Is the environment something we all have in common?

Who benefits when the natural world is flourishing and healthy? Who gets to enjoy landscapes that are beautiful and well-functioning? By contrast, who is harmed by a dangerous and degraded environment? Whose lives and livelihoods are put at risk when the world around us becomes poisonous and uninhabitable?

The Good Things in Life Belong to All of Us

Environmental Protection Agency

1975

Leventhal Map & Education Center

Image of The Good Things in Life Belong to All of Us

This 1975 poster created by the Environmental Protection Agency (EPA) argues for responsible environmental stewardship as a universal good. It appeals to “all of us” as the shared owners of the world’s common resources. In the decade after the first Earth Day on April 22, 1970, concern for the natural world became a major political issue in the United States; the EPA was just five years old when this poster was printed. The design and message of its colorful pop graphics convey a sense of shared responsibility.

We Must Have Order

Heidi Brandt; War Resisters League

ca. 1989

Leventhal Map & Education Center

Image of We Must Have Order

Above, another protest poster from around the same period makes a very different argument about social order. Created by the artist Heidi Brandt for the pacifist War Resisters League, the poster draws attention to the injustices of a highly unequal global society, with the “Third World” at the bottom of a pyramid that supports the consumers of the rich world at the very top. The caption lists environmental degradation—“in which the air is polluted and the rivers and lakes turned into sewers”—as just one among many consequences of social exploitation.
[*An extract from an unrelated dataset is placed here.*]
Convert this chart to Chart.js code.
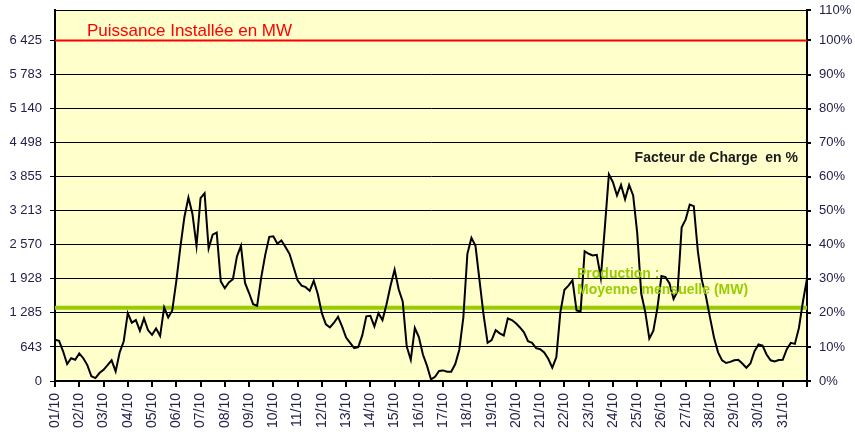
<!DOCTYPE html>
<html>
<head>
<meta charset="utf-8">
<script src="https://cdn.jsdelivr.net/npm/chart.js@4/dist/chart.umd.min.js"></script>
<style>
  html, body { margin: 0; padding: 0; background: #fff; }
  canvas { display: block; }
</style>
</head>
<body>
<canvas id="chart" width="855" height="436"></canvas>
<script>
// jours du mois (axe x)
const dayLabels = ['01/10', '02/10', '03/10', '04/10', '05/10', '06/10', '07/10', '08/10', '09/10', '10/10',
    '11/10', '12/10', '13/10', '14/10', '15/10', '16/10', '17/10', '18/10', '19/10', '20/10',
    '21/10', '22/10', '23/10', '24/10', '25/10', '26/10', '27/10', '28/10', '29/10', '30/10', '31/10'];

// graduations de gauche (MW) et de droite (%)
const leftTickValues = [0, 642.5, 1285, 1927.5, 2570, 3212.5, 3855, 4497.5, 5140, 5782.5, 6425];
const leftTickLabels = ['0', '643', '1 285', '1 928', '2 570', '3 213', '3 855', '4 498', '5 140', '5 783', '6 425'];
const rightTickValues = [0, 642.5, 1285, 1927.5, 2570, 3212.5, 3855, 4497.5, 5140, 5782.5, 6425, 7000];
const rightTickLabels = ['0%', '10%', '20%', '30%', '40%', '50%', '60%', '70%', '80%', '90%', '100%', '110%'];

const installedCapacity = 6425;   // Puissance installée (MW)
const monthlyMean = 1380;         // Production moyenne mensuelle (MW)
const stepsPerDay = 6;            // un point toutes les 4 heures

// production éolienne (MW), 6 valeurs par jour + le dernier point
const production = [
    780, 760, 560, 320, 430, 400,        // 01/10
    520, 430, 300, 90, 55, 150,          // 02/10
    210, 300, 390, 180, 540, 750,        // 03/10
    1280, 1100, 1150, 950, 1180, 960,    // 04/10
    870, 990, 850, 1390, 1200, 1330,     // 05/10
    1880, 2520, 3090, 3460, 3150, 2550,  // 06/10
    3450, 3540, 2500, 2760, 2800, 1880,  // 07/10
    1750, 1860, 1920, 2350, 2550, 1850,  // 08/10
    1660, 1450, 1420, 1950, 2380, 2720,  // 09/10
    2730, 2590, 2650, 2530, 2400, 2150,  // 10/10
    1900, 1800, 1770, 1700, 1890, 1640,  // 11/10
    1280, 1070, 1010, 1100, 1210, 1030,  // 12/10
    820, 720, 620, 640, 860, 1220,       // 13/10
    1230, 1030, 1280, 1150, 1450, 1800,  // 14/10
    2100, 1730, 1500, 650, 400, 1000,    // 15/10
    830, 500, 290, 30, 80, 190,          // 16/10
    200, 175, 175, 320, 590, 1200,       // 17/10
    2400, 2700, 2550, 1900, 1250, 720,   // 18/10
    770, 960, 900, 860, 1180, 1150,      // 19/10
    1090, 1010, 920, 750, 720, 620,      // 20/10
    600, 540, 420, 250, 450, 1300,       // 21/10
    1720, 1800, 1900, 1330, 1310, 2450,  // 22/10
    2400, 2370, 2380, 1950, 2900, 3900,  // 23/10
    3750, 3500, 3700, 3430, 3700, 3500,  // 24/10
    2800, 1650, 1300, 800, 950, 1380,    // 25/10
    1980, 1960, 1840, 1550, 1700, 2900,  // 26/10
    3050, 3330, 3300, 2450, 1900, 1600,  // 27/10
    1200, 820, 540, 390, 340, 360,       // 28/10
    390, 400, 330, 250, 330, 560,        // 29/10
    690, 670, 500, 390, 370, 395,        // 30/10
    400, 600, 720, 700, 1000, 1500,      // 31/10
    1930
];

const FONT = "'Liberation Sans', Arial, sans-serif";
const TICK_COLOR = '#23234a';

// fond jaune + cadre + textes
const decorPlugin = {
    id: 'decor',
    beforeDraw(chart) {
        const { ctx, chartArea: a } = chart;
        ctx.save();
        ctx.fillStyle = '#ffffcc';
        ctx.fillRect(a.left, a.top, a.right - a.left, a.bottom - a.top);
        ctx.restore();
    },
    afterDatasetsDraw(chart) {
        const { ctx, chartArea: a } = chart;
        ctx.save();
        ctx.strokeStyle = '#000';
        ctx.lineWidth = 1;
        ctx.beginPath();
        ctx.moveTo(a.left, a.top + 0.5);
        ctx.lineTo(a.right, a.top + 0.5);
        ctx.stroke();

        ctx.textBaseline = 'alphabetic';
        ctx.fillStyle = '#ff0000';
        ctx.font = '17px ' + FONT;
        ctx.textAlign = 'left';
        ctx.fillText('Puissance Installée en MW', 87, 36);

        ctx.fillStyle = '#1a1a1a';
        ctx.font = 'bold 14px ' + FONT;
        ctx.textAlign = 'right';
        ctx.fillText('Facteur de Charge  en %', 798, 162);

        ctx.fillStyle = '#99cc00';
        ctx.textAlign = 'left';
        ctx.fillText('Production :', 577, 278);
        ctx.fillText('Moyenne mensuelle (MW)', 577, 294);
        ctx.restore();
    }
};

// largeur fixe des axes verticaux, sans marge haute/basse
function fixVertical(width) {
    return scale => {
        scale.width = width;
        scale.paddingTop = 0;
        scale.paddingBottom = 0;
    };
}

const ctx = document.getElementById('chart').getContext('2d');
new Chart(ctx, {
    type: 'line',
    data: {
        datasets: [
            {
                label: 'Production',
                data: production.map((v, i) => ({ x: i / stepsPerDay, y: v })),
                borderColor: '#000',
                borderWidth: 2,
                pointRadius: 0,
                tension: 0,
                yAxisID: 'y'
            },
            {
                label: 'Moyenne mensuelle',
                data: [{ x: 0, y: monthlyMean }, { x: dayLabels.length, y: monthlyMean }],
                borderColor: '#99cc00',
                borderWidth: 4,
                pointRadius: 0,
                yAxisID: 'y'
            },
            {
                label: 'Puissance installée',
                data: [{ x: 0, y: installedCapacity }, { x: dayLabels.length, y: installedCapacity }],
                borderColor: '#ff0000',
                borderWidth: 2,
                pointRadius: 0,
                yAxisID: 'y'
            }
        ]
    },
    options: {
        responsive: false,
        animation: false,
        layout: { padding: { top: 10, left: 0, right: 0, bottom: 0 } },
        plugins: {
            legend: { display: false },
            tooltip: { enabled: false }
        },
        scales: {
            x: {
                type: 'linear',
                min: 0,
                max: dayLabels.length,
                afterBuildTicks: scale => {
                    scale.ticks = dayLabels.map((d, i) => ({ value: i })).concat([{ value: dayLabels.length }]);
                },
                afterFit: scale => { scale.height = 55; },
                ticks: {
                    autoSkip: false,
                    minRotation: 90,
                    maxRotation: 90,
                    padding: 6,
                    color: TICK_COLOR,
                    font: { family: FONT, size: 14 },
                    callback: (v) => dayLabels[v] || ''
                },
                grid: { drawOnChartArea: false, drawTicks: true, tickLength: 6, color: '#000', lineWidth: 2 },
                border: { display: true, color: '#000', width: 2 }
            },
            y: {
                position: 'left',
                min: 0,
                max: 7000,
                afterBuildTicks: scale => {
                    scale.ticks = leftTickValues.map(v => ({ value: v }));
                },
                afterFit: fixVertical(55),
                ticks: {
                    padding: 8,
                    color: TICK_COLOR,
                    font: { family: FONT, size: 13 },
                    callback: (v, i) => leftTickLabels[i]
                },
                grid: { color: '#000', lineWidth: 1, tickLength: 5 },
                border: { display: true, color: '#000', width: 2 }
            },
            y2: {
                position: 'right',
                min: 0,
                max: 7000,
                afterBuildTicks: scale => {
                    scale.ticks = rightTickValues.map(v => ({ value: v }));
                },
                afterFit: fixVertical(48),
                ticks: {
                    padding: 8,
                    color: TICK_COLOR,
                    font: { family: FONT, size: 13 },
                    callback: (v, i) => rightTickLabels[i]
                },
                grid: { drawOnChartArea: false, color: '#000', lineWidth: 2, tickLength: 4 },
                border: { display: true, color: '#000', width: 2 }
            }
        }
    },
    plugins: [decorPlugin]
});
</script>
</body>
</html>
Taken together, both of these posters represent a paradox at the heart of environmental activism. As an entire species, we rely on the shared resources of the natural world in order to survive, and this interdependency connects us together in a truly global common interest. At the same time, environmental harms follow the same patterns of unequal exposure that have long been used to set groups of people apart. Too often, efforts to improve the environment have only managed to make life better for those who already enjoyed the most privileged conditions.

As you visit this exhibition, pay attention to these questions of commonality and difference. If we really want to protect the “good things in life,” as the EPA’s poster implores us, what must we consider about how these good things are shared?